**Given problem:** Copy out the whole listing exactly as written, leaving the pictures behind.

**Information shown:**
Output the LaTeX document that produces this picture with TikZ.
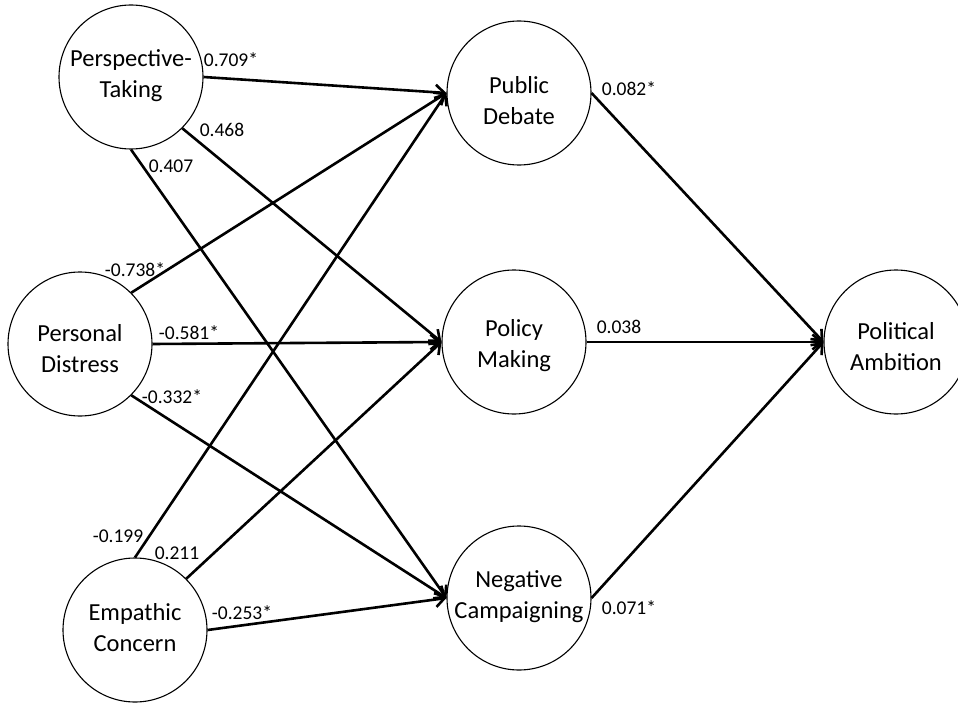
\documentclass[tikz,border=0pt]{standalone}
\usepackage{fontspec}
\setmainfont{Carlito}
\usetikzlibrary{arrows.meta}

\begin{document}
\begin{tikzpicture}[
    x=1pt, y=-1pt,
    v/.style={draw,circle,minimum size=144pt,inner sep=0pt,line width=1.1pt},
    t/.style={inner sep=0pt,align=center,font=\fontsize{24.5}{31}\selectfont},
    w/.style={inner sep=0pt,font=\fontsize{19.5}{22}\selectfont},
    p/.style={->,line width=2.6pt},
    >={Straight Barb[length=9pt,width=15pt]}
  ]
    \clip (0,0) rectangle (958,706);
    \fill[white] (0,0) rectangle (958,706);

    % constructs, text set a little off centre as in the source figure
    \node[v,label={[t,yshift=1pt]center:Perspective-\\Taking}] (pt) at (131,77) {};
    \node[v,label={[t,yshift=-5pt]center:Personal\\Distress}] (pd) at (80,344) {};
    \node[v,label={[t,yshift=2pt]center:Empathic\\Concern}] (ec) at (135,630) {};
    \node[v,label={[t,yshift=-8pt]center:Public\\Debate}] (deb) at (519,93) {};
    \node[v,label={[t,yshift=-4pt]center:Policy\\Making}] (pol) at (514,342) {};
    \node[v,label={[t,yshift=1pt]center:Negative\\Campaigning}] (neg) at (519,598) {};
    \node[v,label={[t,yshift=-5pt]center:Political\\Ambition}] (amb) at (896,342) {};

    \draw[p] (pt.east) -- (deb.west);
    \draw[p] (pt.south east) -- (pol.west);
    \draw[p] (pt.south) -- (neg.west);
    \draw[p] (pd.north east) -- (deb.west);
    \draw[p] (pd.east) -- (pol.west);
    \draw[p] (pd.south east) -- (neg.west);
    \draw[p] (ec.north) -- (deb.west);
    \draw[p] (ec.north east) -- (pol.west);
    \draw[p] (ec.east) -- (neg.west);
    \draw[p] (deb.east) -- (amb.west);
    \draw[p] (pol.east) -- (amb.west);
    \draw[p] (neg.east) -- (amb.west);

    \node[w] (w1) at (231,60) {0.709*};
    \node[w] (w2) at (222,130) {0.468};
    \node[w] (w3) at (171,166) {0.407};
    \node[w] (w4) at (135,270) {-0.738*};
    \node[w] (w5) at (189,333) {-0.581*};
    \node[w] (w6) at (172,397) {-0.332*};
    \node[w] (w7) at (118,536) {-0.199};
    \node[w] (w8) at (177,553) {0.211};
    \node[w] (w9) at (242,613) {-0.253*};
    \node[w] (w10) at (629,89) {0.082*};
    \node[w] (w11) at (619,327) {0.038};
    \node[w] (w12) at (629,608) {0.071*};
  \end{tikzpicture}
\end{document}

**Task response:**
Output the LaTeX document that produces this picture with TikZ.
\documentclass[tikz,border=0pt]{standalone}
\usepackage{fontspec}
\setmainfont{Carlito}
\usetikzlibrary{arrows.meta}

\begin{document}
\begin{tikzpicture}[
    x=1pt, y=-1pt,
    v/.style={draw,circle,minimum size=144pt,inner sep=0pt,line width=1.1pt},
    t/.style={inner sep=0pt,align=center,font=\fontsize{24.5}{31}\selectfont},
    w/.style={inner sep=0pt,font=\fontsize{19.5}{22}\selectfont},
    p/.style={->,line width=2.6pt},
    >={Straight Barb[length=9pt,width=15pt]}
  ]
    \clip (0,0) rectangle (958,706);
    \fill[white] (0,0) rectangle (958,706);

    % constructs, text set a little off centre as in the source figure
    \node[v,label={[t,yshift=1pt]center:Perspective-\\Taking}] (pt) at (131,77) {};
    \node[v,label={[t,yshift=-5pt]center:Personal\\Distress}] (pd) at (80,344) {};
    \node[v,label={[t,yshift=2pt]center:Empathic\\Concern}] (ec) at (135,630) {};
    \node[v,label={[t,yshift=-8pt]center:Public\\Debate}] (deb) at (519,93) {};
    \node[v,label={[t,yshift=-4pt]center:Policy\\Making}] (pol) at (514,342) {};
    \node[v,label={[t,yshift=1pt]center:Negative\\Campaigning}] (neg) at (519,598) {};
    \node[v,label={[t,yshift=-5pt]center:Political\\Ambition}] (amb) at (896,342) {};

    \draw[p] (pt.east) -- (deb.west);
    \draw[p] (pt.south east) -- (pol.west);
    \draw[p] (pt.south) -- (neg.west);
    \draw[p] (pd.north east) -- (deb.west);
    \draw[p] (pd.east) -- (pol.west);
    \draw[p] (pd.south east) -- (neg.west);
    \draw[p] (ec.north) -- (deb.west);
    \draw[p] (ec.north east) -- (pol.west);
    \draw[p] (ec.east) -- (neg.west);
    \draw[p] (deb.east) -- (amb.west);
    \draw[p] (pol.east) -- (amb.west);
    \draw[p] (neg.east) -- (amb.west);

    \node[w] (w1) at (231,60) {0.709*};
    \node[w] (w2) at (222,130) {0.468};
    \node[w] (w3) at (171,166) {0.407};
    \node[w] (w4) at (135,270) {-0.738*};
    \node[w] (w5) at (189,333) {-0.581*};
    \node[w] (w6) at (172,397) {-0.332*};
    \node[w] (w7) at (118,536) {-0.199};
    \node[w] (w8) at (177,553) {0.211};
    \node[w] (w9) at (242,613) {-0.253*};
    \node[w] (w10) at (629,89) {0.082*};
    \node[w] (w11) at (619,327) {0.038};
    \node[w] (w12) at (629,608) {0.071*};
  \end{tikzpicture}
\end{document}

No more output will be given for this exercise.